Head of Google's Android project Andy Rubin has refuted all the accusations made against Android on his blog, saying misinformation in the press is fast spreading against the software without an in-depth understanding of its unique features.

Recently, there's been a lot of misinformation in the press about Android and Google's role in supporting the ecosystem. I'm writing in the spirit of transparency and in an attempt to set the record straight, he wrote on his blog, in view of recent reports which said Google was not open in terms of its over-emphasis on who is allowed to access the source code. Here, Rubin said, There are not, and never have been, any efforts to standardize the platform on any single chipset architecture.

The recent move to enforce control on who is allowed to access the source code was made for the good of the end users, he pointed out.

Responding to complaints that some Android based phones are not compatible with all applications, thus, leading to customer dissatisfaction and even given in indirectly to Apple's supremacy in the field, he said: If someone wishes to market a device as Android-compatible or include Google applications on the device, we do require the device to conform to some basic compatibility requirements. (After all, it would not be realistic to expect Google applications - or any applications for that matter - to operate flawlessly across incompatible devices). Our 'anti-fragmentation' program has been in place since Android 1.0 and remains a priority for us to provide a great user experience for consumers and a consistent platform for developers. In fact, all of the founding members of the Open Handset Alliance agreed not to fragment Android when we first announced it in 2007. Our approach remains unchanged: there are no lock-downs or restrictions against customizing UIs.
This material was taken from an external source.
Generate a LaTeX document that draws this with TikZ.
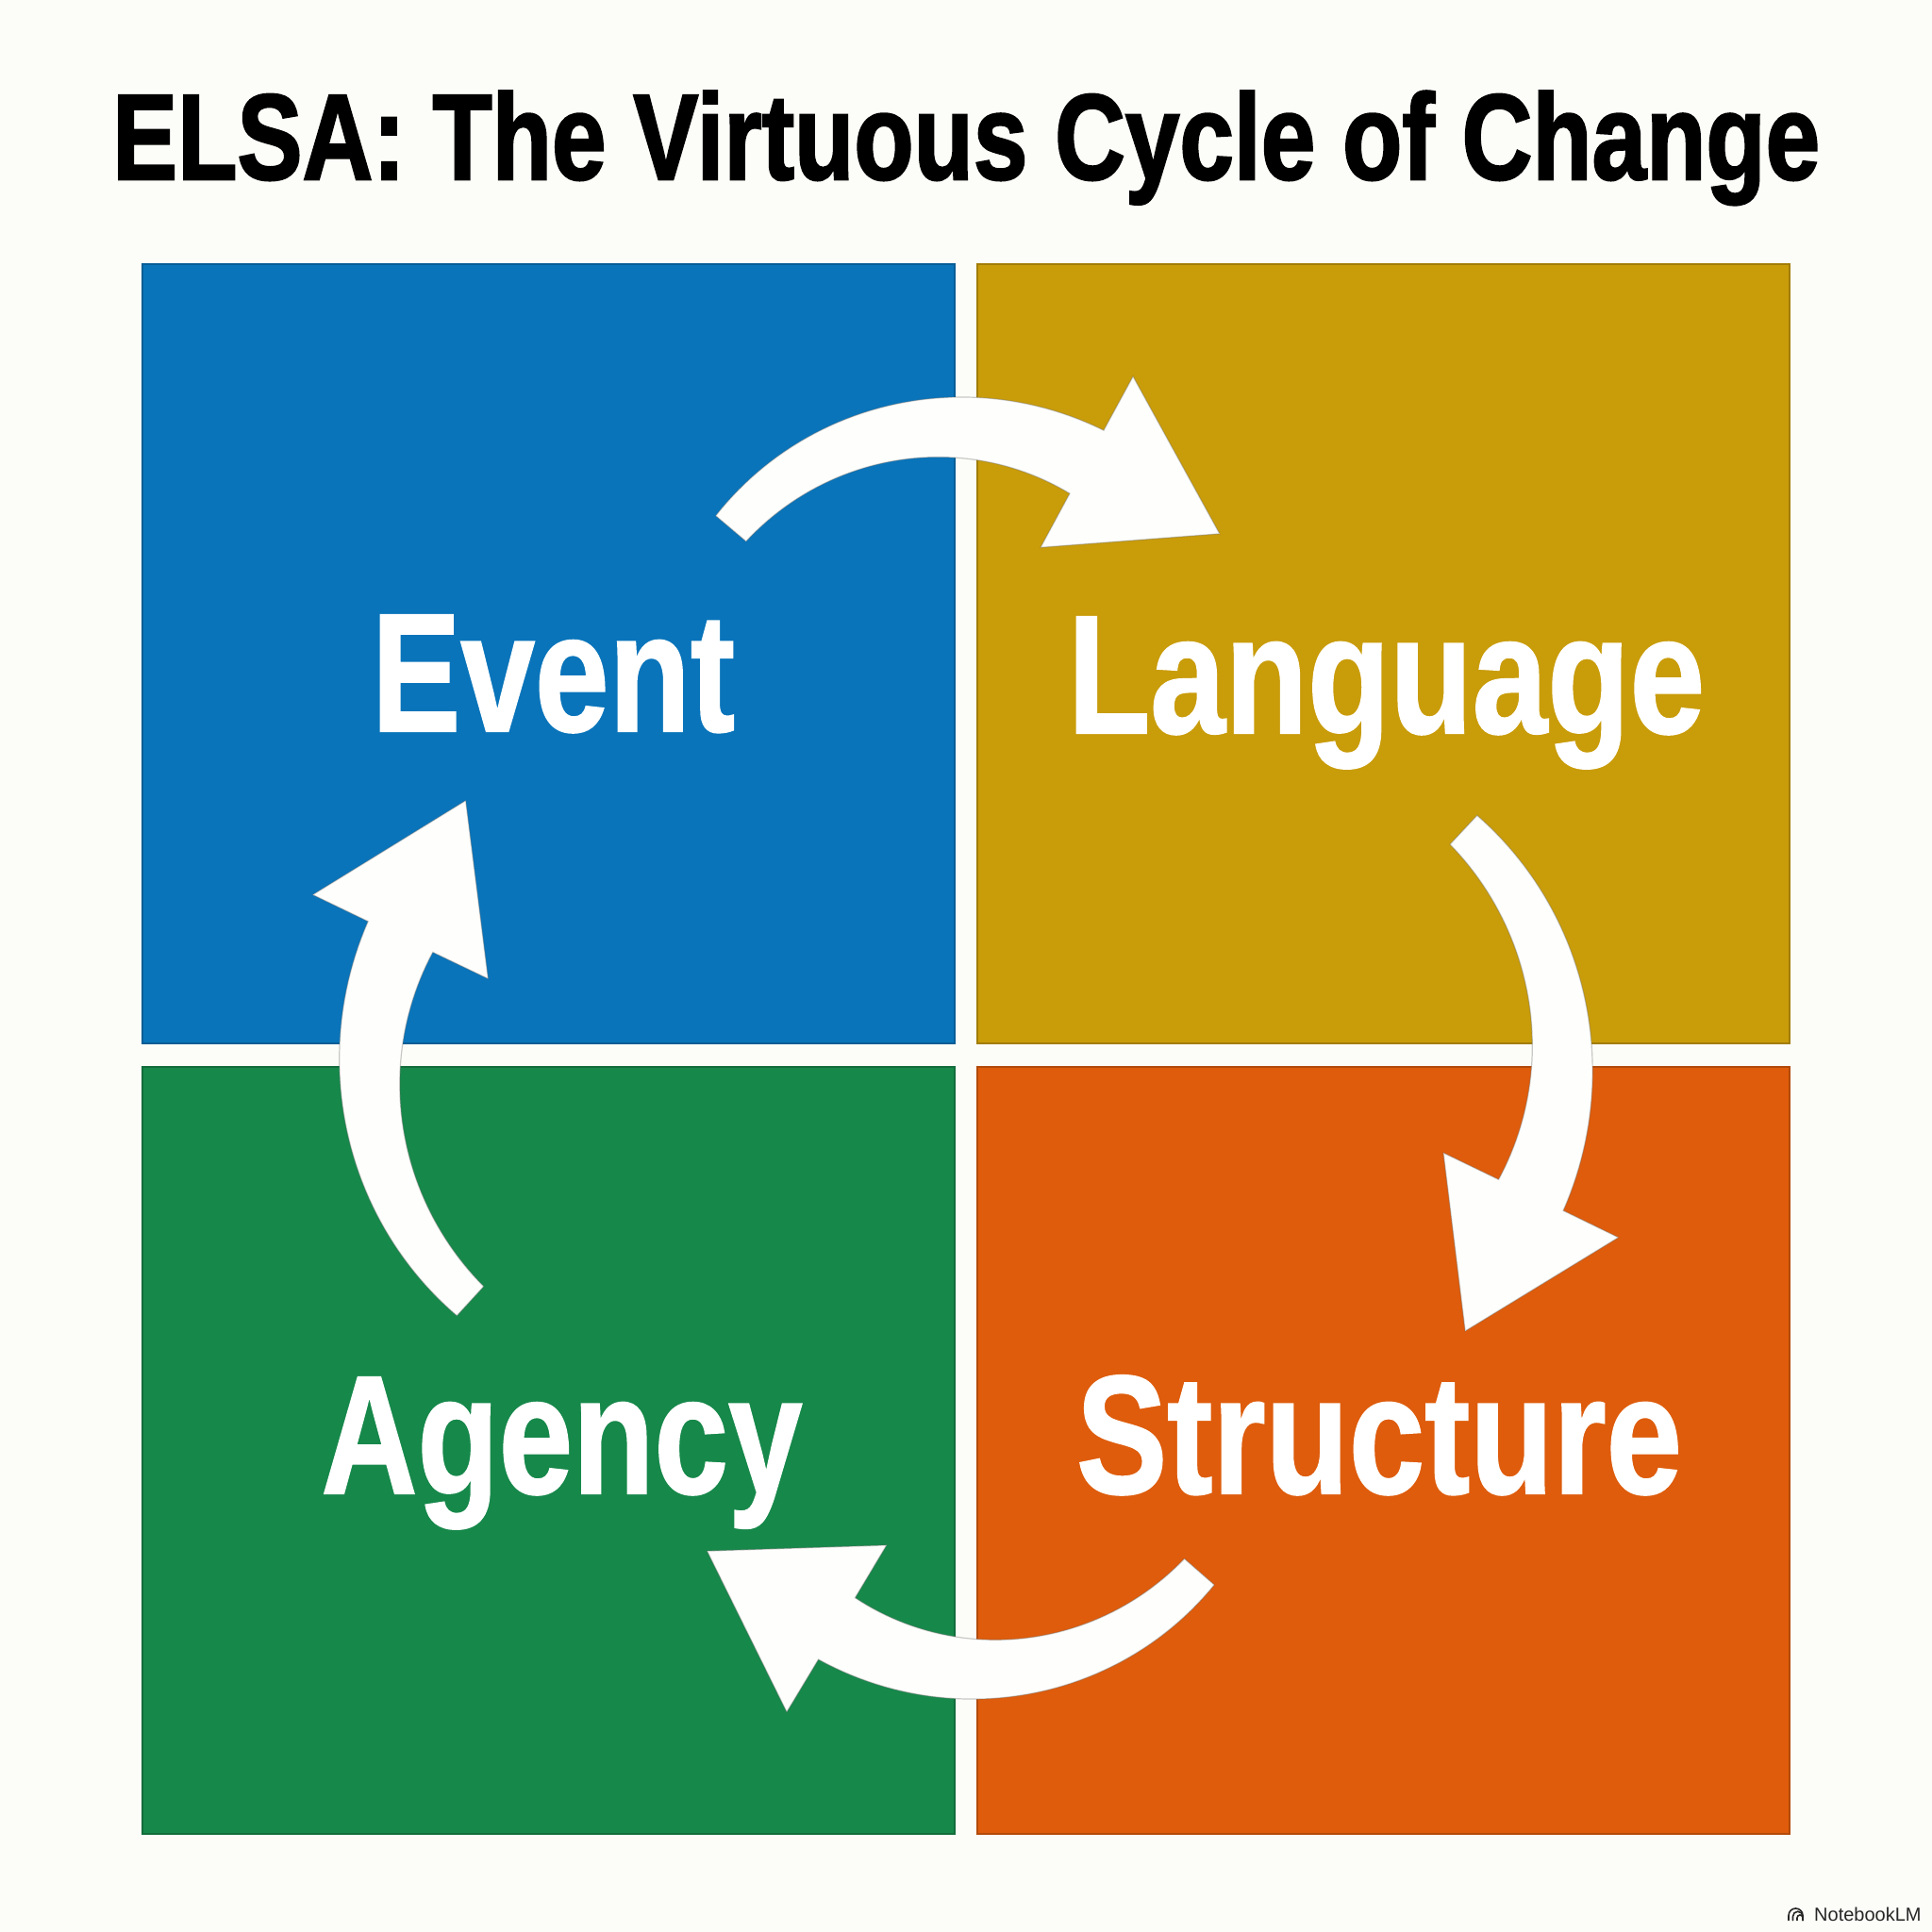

Google uncovered its new Android version Honeycomb with Motorola Xoom.  They had coded their partner as Ice Cream Sandwich for their next Android operation but it was not confirmed. Google had earlier mentioned that they would be partnering with hardware developers to come up with an improved Android version and Xoom was a result of it.

Honeycomb has not yet been made avaialable as open-source software. Google said that the delay has nothing to do with the current strategy of open sourcing but it is just not yet ready to open-source it. Rubin defends it saying this temporary delay does not represent a change in strategy. We remain firmly committed to providing Android as an open source platform across many device types.